Kitab 2 Tawarikh mencatat tentang sepasang suami istri yang mempertahankan imannya dari arus dunia. Mereka adalah Yosabat dan Imam Yoyada. Mereka hidup di tengah-tengah kejahatan Atalya, seorang ibu raja yang bukan hanya menyarankan anaknya – Raja Ahazia – untuk berbuat jahat, tetapi ia juga membinasakan semua keturunan raja Yehuda (2Taw 22:3-11). Mungkin pada saat Atalya berkuasa, pasangan yang saleh sulit ditemukan karena penyembahan kepada Tuhan tidak berjalan, serta bukit-bukit berhala bertebaran di mana-mana. Tetapi Yosabat dan Imam Yoyada adalah pasangan yang dapat kita teladani. Suami istri ini bersama-sama saling membangun dan mendukung di dalam iman untuk menghadapi tantangan yang ada.
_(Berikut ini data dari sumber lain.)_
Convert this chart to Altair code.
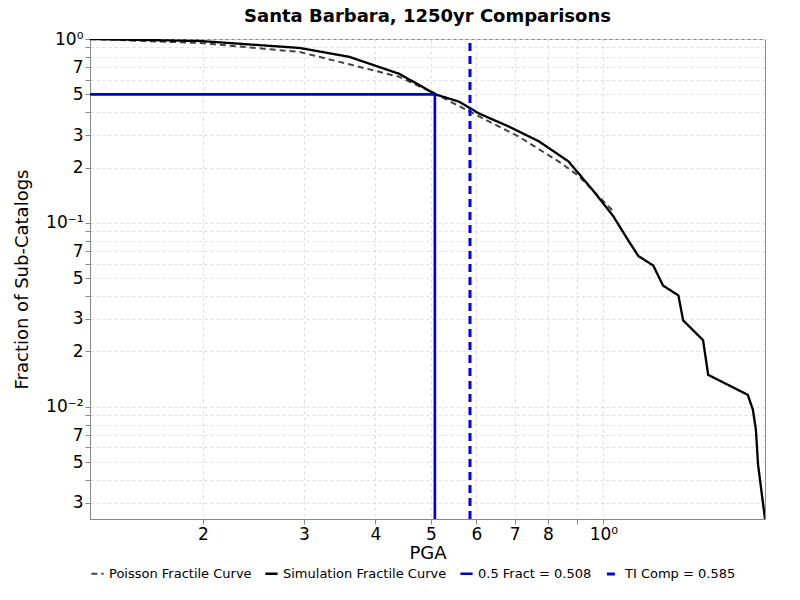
import pandas as pd
import altair as alt

sim_x = [0.127, 0.198, 0.295, 0.360, 0.440, 0.511, 0.560, 0.607, 0.684, 0.771, 0.869, 0.961,
         1.04, 1.106, 1.151, 1.222, 1.271, 1.352, 1.378, 1.493, 1.524, 1.787, 1.824, 1.846, 1.862, 1.915]
sim_y = [1.0, 0.975, 0.894, 0.80, 0.647, 0.498, 0.456, 0.393, 0.334, 0.278, 0.216, 0.149,
         0.109, 0.080, 0.066, 0.0586, 0.0456, 0.0403, 0.0295, 0.0230, 0.0149, 0.0116, 0.00963,
         0.00751, 0.00486, 0.00245]

poi_x = [0.127, 0.198, 0.295, 0.440, 0.511, 0.607, 0.711, 0.835, 0.906, 0.979, 1.04]
poi_y = [1.0, 0.951, 0.85, 0.623, 0.50, 0.379, 0.295, 0.216, 0.180, 0.140, 0.116]

fract_x = [0.127, 0.508, 0.508]
fract_y = [0.5, 0.5, 0.00245]
ti_x = [0.585, 0.585]
ti_y = [0.00245, 1.0]

names = ["Poisson Fractile Curve", "Simulation Fractile Curve", "0.5 Fract = 0.508", "TI Comp = 0.585"]

rows = []
for name, xs, ys in zip(names, [poi_x, sim_x, fract_x, ti_x], [poi_y, sim_y, fract_y, ti_y]):
    for i, (a, b) in enumerate(zip(xs, ys)):
        rows.append({"series": name, "x": a, "y": b, "i": i})
df = pd.DataFrame(rows)

x_ticks = [0.2, 0.3, 0.4, 0.5, 0.6, 0.7, 0.8, 0.9, 1.0]
y_ticks = [m * 10 ** e for e in (-3, -2, -1) for m in range(1, 10)] + [1.0]
y_ticks = [round(v, 6) for v in y_ticks if v >= 0.0025]

x_label = ("datum.value == 1 ? '10⁰' : datum.value > 0.85 && datum.value < 0.95 ? '' : "
           "format(datum.value * 10, '.0f')")
y_label = ("abs(datum.value - 1) < 1e-9 ? '10⁰' : abs(datum.value - 0.1) < 1e-9 ? '10⁻¹' : "
           "abs(datum.value - 0.01) < 1e-9 ? '10⁻²' : "
           "indexof([2,3,5,7], round(datum.value / pow(10, floor(log(datum.value) / LN10 + 1e-9)))) >= 0 ? "
           "format(round(datum.value / pow(10, floor(log(datum.value) / LN10 + 1e-9))), '.0f') : ''")

chart = alt.Chart(df).mark_line(clip=True).encode(
    x=alt.X("x:Q", title="PGA",
            scale=alt.Scale(type="log", domain=[0.127, 1.915], nice=False),
            axis=alt.Axis(values=x_ticks, labelExpr=x_label, labelOverlap=False, titlePadding=2)),
    y=alt.Y("y:Q", title="Fraction of Sub-Catalogs",
            scale=alt.Scale(type="log", domain=[0.00245, 1.0], nice=False),
            axis=alt.Axis(values=y_ticks, labelExpr=y_label, labelOverlap=False, titlePadding=14)),
    order="i:Q",
    color=alt.Color("series:N", title=None,
                    scale=alt.Scale(domain=names, range=["#444444", "#000000", "#0000cc", "#0000ee"])),
    strokeDash=alt.StrokeDash("series:N", title=None,
                              scale=alt.Scale(domain=names, range=[[6, 4], [1, 0], [1, 0], [8, 5]])),
    strokeWidth=alt.StrokeWidth("series:N", title=None,
                                scale=alt.Scale(domain=names, range=[2, 3, 2, 2])),
).properties(
    width=675,
    height=480,
    padding={"left": 5, "top": 0, "right": 5, "bottom": 0},
    title=alt.Title("Santa Barbara, 1250yr Comparisons", fontSize=18, fontWeight="bold",
                    font="DejaVu Sans", offset=4),
).configure_axis(
    grid=True,
    gridDash=[3, 3],
    gridColor="#dddddd",
    labelFont="DejaVu Sans",
    titleFont="DejaVu Sans",
    labelFontSize=17,
    titleFontSize=18,
    titleFontWeight="normal",
    labelColor="black",
    titleColor="black",
    tickColor="#888888",
    domainColor="#888888",
).configure_legend(
    orient="bottom",
    direction="horizontal",
    offset=4,
    labelFont="DejaVu Sans",
    labelFontSize=13,
    symbolType="stroke",
    symbolSize=150,
    columnPadding=8,
    labelLimit=300,
).configure_view(
    stroke="#888888"
)

chart.save("out.html", embed_options={"renderer": "svg", "actions": False})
Selain bersatu hati dengan istrinya dalam iman, Imam Yoyada juga membangkitkan kembali penyembahan kepada Allah (2Taw 24:14). Imam Yoyada menyadari kerusakan yang disebabkan oleh Atalya menghancurkan penyembahan umat kepada Allah. Padahal, penyembahan kepada Allah menjadi dasar bagi pertumbuhan iman umat. Kuasa kegelapan akan senantiasa berusaha membuat umat tidak beribadah, baik melalui penderitaan, perpecahan dan penganiayaan.
Pada hari ini, banyak hal dapat menghalangi kita untuk beribadah kepada Tuhan, mulai dari kesibukan dalam pekerjaan sampai maraknya berbagai tayangan hiburan di media sosial. Namun, kita harus ingat untuk tetap menyalakan api rohani dalam diri kita. Makna api secara rohani adalah semangat dalam beribadah seperti korban bakaran yang apinya harus terus menyala dari pagi sampai malam (Im 6:9, 12, 13).
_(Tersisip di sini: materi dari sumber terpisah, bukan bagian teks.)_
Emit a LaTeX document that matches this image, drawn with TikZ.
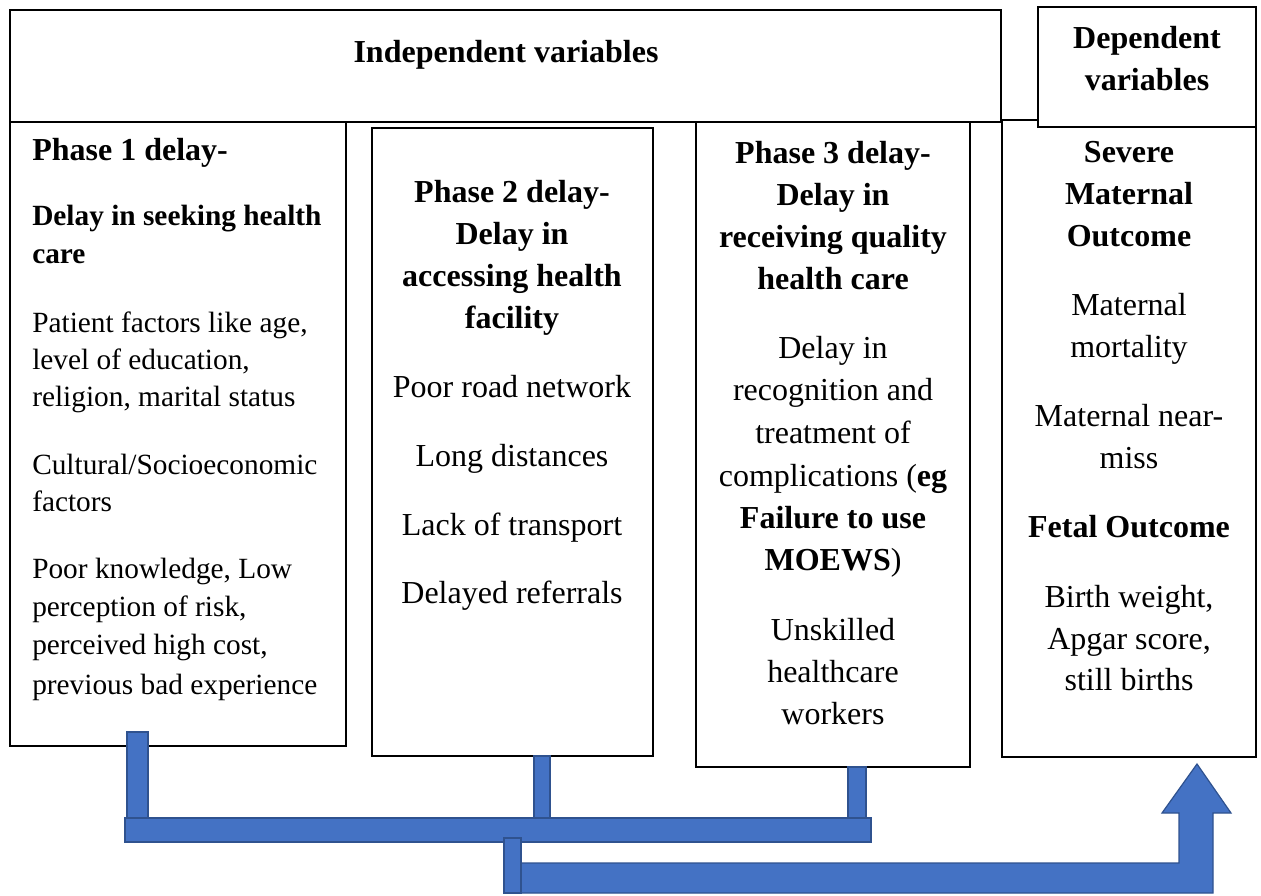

Sebagai seorang imam, Yoyada mengurapi Yoas menjadi raja (2Raj 11:12). Imam Yoyada tidak ambisius terhadap kekuasaan seperti halnya Atalya, walaupun saat itu dia memiliki kesempatan besar untuk menjadi raja. Dia tidak tergila-gila pada kekuasaan, tetapi mempersiapkan generasi yang lebih muda untuk menjadi raja. Dalam Alkitab dicatatkan bahwa Imam Yoyada memberikan dua hal kepada Yoas, yaitu mahkota sebagai tanda menjadi raja dan Taurat, yaitu hukum Tuhan. Imam Yoyada mengajar Yoas sehingga ia dapat hidup benar di mata Tuhan (2Raj 12:2).
Pada hari ini, bagaimana kita dapat mempersiapkan generasi penerus? Kita dapat mendorong kelas-kelas pendidikan anak-anak, seperti kelas Sekolah Sabat, Sekolah Minggu, kelas musik hingga kelas pelatihan pengkhotbah agar generasi penerus kita memiliki iman yang benar kepada Tuhan. Tongkat estafet itu diberikan kepada kita bukan untuk dipegang oleh kita sendiri, namun untuk diteruskan kepada angkatan berikutnya. Dengan kata lain, ada proses untuk mendelegasikan tugas pelayanan Tuhan. Generasi penerus harus dididik agar dapat menerima tongkat estafet itu.
Pada hari ini, di tengah angkatan yang bengkok ini, jangan sampai api semangat ibadah kita kepada Tuhan menjadi padam. Api rohani dalam diri kita ini harus terus menyala sehingga iman kita dapat bertumbuh. Kita harus mempersiapkan generasi penerus sebaik-baiknya agar dapat melanjutkan pelayanan kita, mempertahankan kebenaran dalam gereja dan memajukan gereja-Nya.